The economy in the last one year since the administration of Mohammed Buhari commenced has been very poor, how has this affected the maritime sector?

Our sector has been seriously affected. Before I continue, I like to let you know that I have served in 167 government committees and nine of them is presidential committees, one happens to be Nigeria Custom Service (NCS) reform committee. So, I am not talking from the position of ignorance. The last committee I served was a committee was inaugurated by the budget office on the activities of the economy, to look at import clearance procedure and fiscal policy measures implementation. We did not conclude our assignment and our committee just left without concluding the assignment. This government has been faced with serious economic issues since its commencement.

You would understand that Nigerian has an import dependent economy. We are involved in export but not much because we have not encouraged it. Export can come in when you encourage them; we have to look at it. The problem of our industry is that we are import independent. The foreign exchange crisis and the 41 items excluded from access to foreign exchange by the Central Bank of Nigeria (CBN) has not helped matters. They have not come out with a policy that is directed at fixing the problem, they seem to be confused as to what should be imported or not. That is what happens all-over the world, there must be policy direction. Policy direction is what we need so that people will know what to do. The government seems to be busy with ghost workers, spending by the last administration, all these are just accounting principle. Economic management is different, this has to do with how you generate employment, how we use what we have to create wealth and stabilize the system.

Amidst the economic crisis the government just appointed a new managing director for the Nigerian Ports Authority (NPA). What message do you have for the new MD?

The NPA is limited to the ports and they are just service providers. When you talk about Nigerian ports, they were involved in three components, regulation, port operations and port landlord. When the government concessioned the port, it was done on the basis of the landlord port-model, even though the port was conscessioned without a law. So we are running a port that has no legal structure in terms of what we supposed to have done. With the concession, the port operation was given to the terminal operators and the port regulation was given to the Nigerian Shippers Council (NSC) and the landlord port which is the marine sector was given to the NPA. That is how it is designed.

And for now, the Nigerian port is supposed to be a service provider by looking at dredging, channels, providing access to the ports and making the port beneficial by promoting the port so that it can be preferred properties within the sub-region. Nigerian ports have been docile for almost closed to 12 years. The Nigerian ports was just seen as a docile port where people go there to sit, go out and come back. Now, you have a young woman who doesn’t understand port system much. Yes, she has worked with the Bureau of Public Enterprises (BPE), but the port now is not an operational port.

It is a port that is supposed to perform service, the port is supposed to perform the services that will attract bigger ships into this country because we are losing out in terms of that. Countries like Togo, Côte d’Ivoire, Ghana, Benin Republic have taken over our cargo. So, the Nigerian port should have been more concerned about how dowe retrieve our cargo. Many of these cargo that are going there, are going there because we don’t have the kind of vessel that will come in to this country and coming in effectively and berth.
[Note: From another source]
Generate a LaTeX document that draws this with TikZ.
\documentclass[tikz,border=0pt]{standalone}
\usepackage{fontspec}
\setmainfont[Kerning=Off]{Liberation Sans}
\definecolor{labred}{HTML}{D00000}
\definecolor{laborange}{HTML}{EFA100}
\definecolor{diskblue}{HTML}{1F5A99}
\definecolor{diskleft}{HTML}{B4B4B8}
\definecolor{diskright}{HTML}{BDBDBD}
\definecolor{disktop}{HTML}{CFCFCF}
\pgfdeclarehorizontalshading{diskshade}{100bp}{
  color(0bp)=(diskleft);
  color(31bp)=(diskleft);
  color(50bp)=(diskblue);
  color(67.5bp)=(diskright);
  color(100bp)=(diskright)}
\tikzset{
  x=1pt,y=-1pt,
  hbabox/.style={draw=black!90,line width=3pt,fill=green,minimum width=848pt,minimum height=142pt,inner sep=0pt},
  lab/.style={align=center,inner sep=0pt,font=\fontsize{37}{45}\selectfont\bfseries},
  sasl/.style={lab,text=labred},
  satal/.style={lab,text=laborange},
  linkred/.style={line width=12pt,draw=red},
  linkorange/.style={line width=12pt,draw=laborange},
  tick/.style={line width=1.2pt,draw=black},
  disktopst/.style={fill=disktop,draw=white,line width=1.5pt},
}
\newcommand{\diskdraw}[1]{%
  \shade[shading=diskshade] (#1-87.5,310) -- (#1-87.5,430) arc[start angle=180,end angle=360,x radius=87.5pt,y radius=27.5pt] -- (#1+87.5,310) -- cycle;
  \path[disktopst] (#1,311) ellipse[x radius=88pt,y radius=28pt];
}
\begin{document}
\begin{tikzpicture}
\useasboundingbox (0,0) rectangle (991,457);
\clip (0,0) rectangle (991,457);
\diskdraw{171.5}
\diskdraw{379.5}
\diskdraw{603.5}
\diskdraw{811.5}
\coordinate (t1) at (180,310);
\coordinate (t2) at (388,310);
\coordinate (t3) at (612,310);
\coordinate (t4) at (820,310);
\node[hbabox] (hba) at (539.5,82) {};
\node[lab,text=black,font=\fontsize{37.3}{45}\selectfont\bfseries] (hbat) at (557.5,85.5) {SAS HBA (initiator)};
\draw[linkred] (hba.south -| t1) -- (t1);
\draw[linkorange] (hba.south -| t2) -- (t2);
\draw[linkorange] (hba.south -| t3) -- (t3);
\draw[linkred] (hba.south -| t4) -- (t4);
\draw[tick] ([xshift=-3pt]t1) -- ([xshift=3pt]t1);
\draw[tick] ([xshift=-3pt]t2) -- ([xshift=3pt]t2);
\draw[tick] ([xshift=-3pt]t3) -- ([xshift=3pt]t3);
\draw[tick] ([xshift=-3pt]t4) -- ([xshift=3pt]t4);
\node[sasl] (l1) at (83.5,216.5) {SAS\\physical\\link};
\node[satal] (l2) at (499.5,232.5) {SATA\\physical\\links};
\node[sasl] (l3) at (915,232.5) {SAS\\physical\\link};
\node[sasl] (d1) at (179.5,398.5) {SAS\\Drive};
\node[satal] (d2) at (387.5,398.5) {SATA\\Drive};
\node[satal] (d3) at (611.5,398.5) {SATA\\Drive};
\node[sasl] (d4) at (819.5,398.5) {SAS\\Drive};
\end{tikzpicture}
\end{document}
Today, you have vessels of 20, 000 TEOs, (Twenty feeter equivalent). You have 14, 000 to 20, 000 TEOs and you have them in all these multinational, joint venture career companies. So you notice that when it comes to transit, we have lost it. We lost it to Ghana and Cote d’Ivoire. When it comes to transshipment we are losing it to Togo, Benin Republic and Ghana because most of these things are coming in and they reside there on the basis of the port facility and the process and procedure which is efficient. So Nigeria ports, for instance, are no more involved in cargo, so they must know that. They are now not the port regulator, so they must know that. The Nigeria port for instance is involved in marine concern, that’s for dredging, channeling and to make sure they have good access routes to the port in line with Section 32a of the Ports Act of 1999.
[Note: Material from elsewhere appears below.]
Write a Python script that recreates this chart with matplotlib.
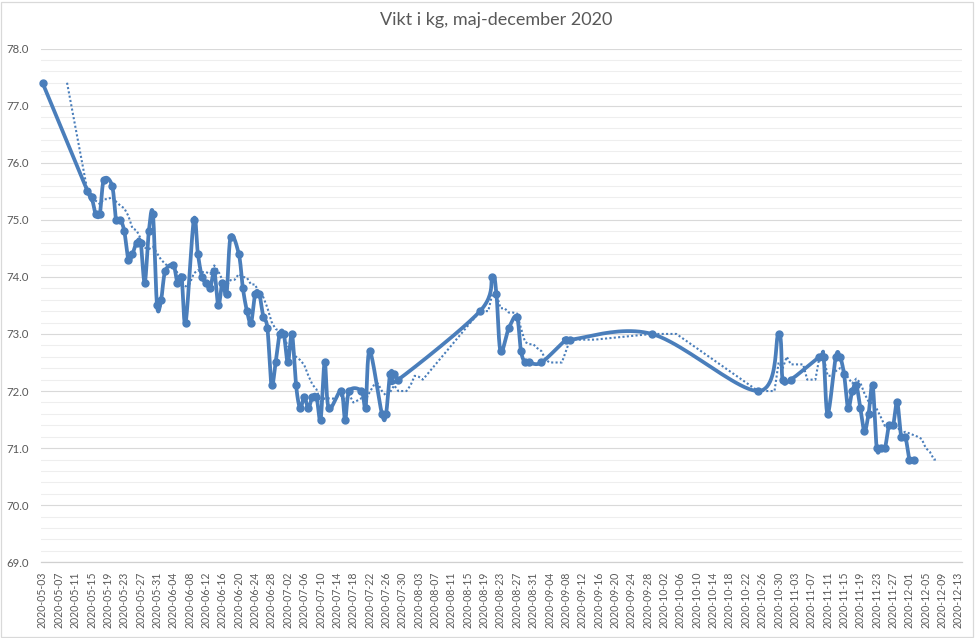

It’s been 10 years since the ports concession, what have been the gains of the port concession policy?

I cannot tell you about the gains because when the port was concession there were two elements and I was involved in one of the committees. Destination inspection was actually what was mooted and the port reform was there too. So, there were two reforms that were going on and this two reforms actually came together. So you find out that the port itself, things like the electronic system to midwife the port system, was part of the reforms because what we have those days was that every consignment must be positioned for customs examination and all what we are doing in the port was manual.

So, there were two programmes that was matched together in 2006 by the Destination Inspection Committee and the Port reform. And most of them actually came in simultaneously which actually brought the port to this level. So, what is really pushing the port to this level is the electronic process. So we have a port where we do not have a port regulator. The port regulator is supposed to have midwifed the port.

In port process, regulation is key in the concession because it’s one thing you must do before you regulate the port. But Nigeria did not do that, we concession the port without regulation. So we cannot tell you what we have benefitted. What we have today is a Nigeria port under Section 7c of the Port Act of 1999. It said this port is for Nigerians and it’s for Nigerians to be involved, have involvement in all the facets of the port activities.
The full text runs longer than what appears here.